In addition, it is better to execute $ cdk init
in the directory where app.py is implemented in advance.
Each package name is long ... In addition, the installation time is quite long.
$ pip install aws-cdk-core aws-cdk-aws-stepfunctions aws-cdk-aws-stepfunctions-tasks aws-cdk-aws-events-targets aws-cdk.aws-ec2 aws-cdk.aws-batch aws-cdk.aws-ecr
First, create a class for the environment to be built this time.
Stack_name
and stack_env
are set as arguments of the BatchEnvironment class.
This corresponds to the name of this environment and the execution environment (verification / development / production).

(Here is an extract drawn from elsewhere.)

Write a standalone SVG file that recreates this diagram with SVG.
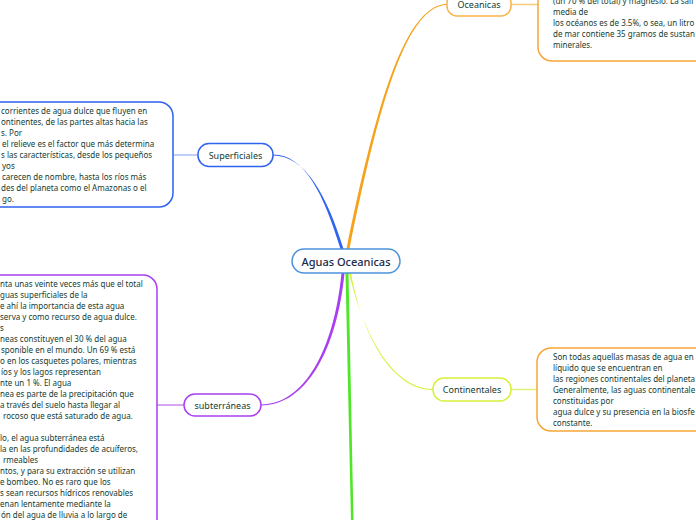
<svg xmlns="http://www.w3.org/2000/svg" width="696" height="520" viewBox="0 0 696 520">
<style>
.bg{fill:#ffffff}
.box{fill:#ffffff;stroke-width:1.5}
.lbl{font-family:"Noto Sans","Open Sans",sans-serif;font-size:9px;fill:#143c32;text-anchor:middle;dominant-baseline:central}
.body{font-family:"Noto Sans","Open Sans",sans-serif;font-size:8px;fill:#143c32;white-space:pre}
.main{font-family:"Noto Sans","Open Sans",sans-serif;font-size:11px;font-weight:500;fill:#1b2a4a;text-anchor:middle;dominant-baseline:central}
.thin{fill:none;stroke-width:1.5}
</style>
<rect class="bg" x="0" y="0" width="696" height="520"/>
<g id="connectors">
  <path d="M340.5 249 C324 195 305 154.5 273 154.5 L273 155.5 C305 155.5 327 195 343.5 249 Z" fill="#2f63f0"/>
  <path d="M346.5 249 C372 125 402 4 447 4 L447 5 C403 5 375 125 349.5 249 Z" fill="#f5a21c"/>
  <path d="M341.5 273 C334 350 304 404.5 261 404.5 L261 405.5 C306 405.5 337 350 344.5 273 Z" fill="#a93ff0"/>
  <path d="M349 273 C365 340 395 389 433 389 L433 390 C394 390 363 340 351 273 Z" fill="#d8f03a"/>
  <path d="M345.5 273 L351 522 L353.5 522 L348.5 273 Z" fill="#4fe62a"/>
  <line class="thin" x1="173" y1="155" x2="198" y2="155" stroke="#a9c1f7"/>
  <line class="thin" x1="157" y1="405" x2="184" y2="405" stroke="#c98af5"/>
  <line class="thin" x1="511" y1="389.5" x2="537" y2="389.5" stroke="#e2f27a"/>
  <line class="thin" x1="511" y1="4.5" x2="538" y2="4.5" stroke="#fcc97a"/>
</g>
<g id="central">
  <rect class="box" x="292" y="249" width="108" height="24" rx="12" stroke="#4a92dc"/>
  <text class="main" x="346" y="261">Aguas Oceanicas</text>
</g>
<g id="superficiales">
  <rect class="box" x="198" y="143.5" width="75" height="23" rx="11" stroke="#2f63f0"/>
  <text class="lbl" x="235.5" y="155">Superficiales</text>
</g>
<g id="superficiales-text">
  <rect class="box" x="-30" y="102" width="203" height="105" rx="14" stroke="#2f63f0"/>
  <text class="body" x="1" y="114">corrientes de agua dulce que fluyen en</text>
  <text class="body" x="1" y="125">ontinentes, de las partes altas hacia las</text>
  <text class="body" x="1" y="136">s. Por</text>
  <text class="body" x="2" y="147">el relieve es el factor que más determina</text>
  <text class="body" x="1" y="158">s las características, desde los pequeños</text>
  <text class="body" x="2" y="169">yos</text>
  <text class="body" x="2" y="180">carecen de nombre, hasta los ríos más</text>
  <text class="body" x="1" y="191">des del planeta como el Amazonas o el</text>
  <text class="body" x="2" y="202">go.</text>
</g>
<g id="subterraneas">
  <rect class="box" x="184" y="394" width="77" height="22" rx="11" stroke="#a93ff0"/>
  <text class="lbl" x="222.5" y="405">subterráneas</text>
</g>
<g id="subterraneas-text">
  <rect class="box" x="-30" y="275" width="187" height="280" rx="14" stroke="#a93ff0"/>
  <text class="body" x="0" y="287">nta unas veinte veces más que el total</text>
  <text class="body" x="0" y="298">guas superficiales de la</text>
  <text class="body" x="0" y="309">e ahí la importancia de esta agua</text>
  <text class="body" x="0" y="320">serva y como recurso de agua dulce.</text>
  <text class="body" x="0" y="331">s</text>
  <text class="body" x="0" y="342">neas constituyen el 30 % del agua</text>
  <text class="body" x="1" y="353">sponible en el mundo. Un 69 % está</text>
  <text class="body" x="0" y="364">o en los casquetes polares, mientras</text>
  <text class="body" x="1" y="375">íos y los lagos representan</text>
  <text class="body" x="0" y="386">nte un 1 %. El agua</text>
  <text class="body" x="0" y="397">nea es parte de la precipitación que</text>
  <text class="body" x="0" y="408">a través del suelo hasta llegar al</text>
  <text class="body" x="3" y="419">rocoso que está saturado de agua.</text>
  <text class="body" x="0" y="441">lo, el agua subterránea está</text>
  <text class="body" x="0" y="452">la en las profundidades de acuíferos,</text>
  <text class="body" x="3" y="463">rmeables</text>
  <text class="body" x="0" y="474">ntos, y para su extracción se utilizan</text>
  <text class="body" x="0" y="485">e bombeo. No es raro que los</text>
  <text class="body" x="0" y="496">s sean recursos hídricos renovables</text>
  <text class="body" x="0" y="507">enan lentamente mediante la</text>
  <text class="body" x="1" y="518">ón del agua de lluvia a lo largo de</text>
</g>
<g id="continentales">
  <rect class="box" x="433" y="378" width="78" height="23" rx="11" stroke="#d8f03a"/>
  <text class="lbl" x="472" y="389.5">Continentales</text>
</g>
<g id="continentales-text">
  <rect class="box" x="537" y="348" width="200" height="83" rx="14" stroke="#f7a637"/>
  <text class="body" x="553" y="360">Son todas aquellas masas de agua en</text>
  <text class="body" x="553" y="371">líquido que se encuentran en</text>
  <text class="body" x="553" y="382">las regiones continentales del planeta</text>
  <text class="body" x="553" y="393">Generalmente, las aguas continentale</text>
  <text class="body" x="553" y="404">constituidas por</text>
  <text class="body" x="553" y="415">agua dulce y su presencia en la biosfe</text>
  <text class="body" x="553" y="426">constante.</text>
</g>
<g id="oceanicas">
  <rect class="box" x="447" y="-7" width="64" height="23" rx="10" stroke="#f7b24a"/>
  <text class="lbl" x="479" y="4.5">Oceanicas</text>
</g>
<g id="oceanicas-text">
  <rect class="box" x="538" y="-40" width="200" height="101" rx="14" stroke="#f7a637"/>
  <text class="body" x="553" y="4">(un 70 % del total) y magnesio. La sali</text>
  <text class="body" x="553" y="14.5">media de</text>
  <text class="body" x="553" y="26">los océanos es de 3.5%, o sea, un litro</text>
  <text class="body" x="553" y="37">de mar contiene 35 gramos de sustan</text>
  <text class="body" x="553" y="48">minerales.</text>
</g>
</svg>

(If you really want to separate the execution environment, I think you need to change the ECR repository as well.)
app.py
from aws_cdk import (
core,
aws_ec2,
aws_batch,
aws_ecr,
aws_ecs,
aws_iam,
aws_stepfunctions as aws_sfn,
aws_stepfunctions_tasks as aws_sfn_tasks,
aws_events,
aws_events_targets,
)
class BatchEnvironment(core.Stack):
"""
Batch environment and Step Functions to execute it+Create a CloudWatch Event environment
"""
#ECR repository name created above
#Pull images from this repository when running in Batch
ECR_REPOSITORY_ARN = "arn:aws:ecr:ap-northeast-1:{ACCOUNT_NUMBER}:repository/{YOUR_REPOSITORY_NAME}"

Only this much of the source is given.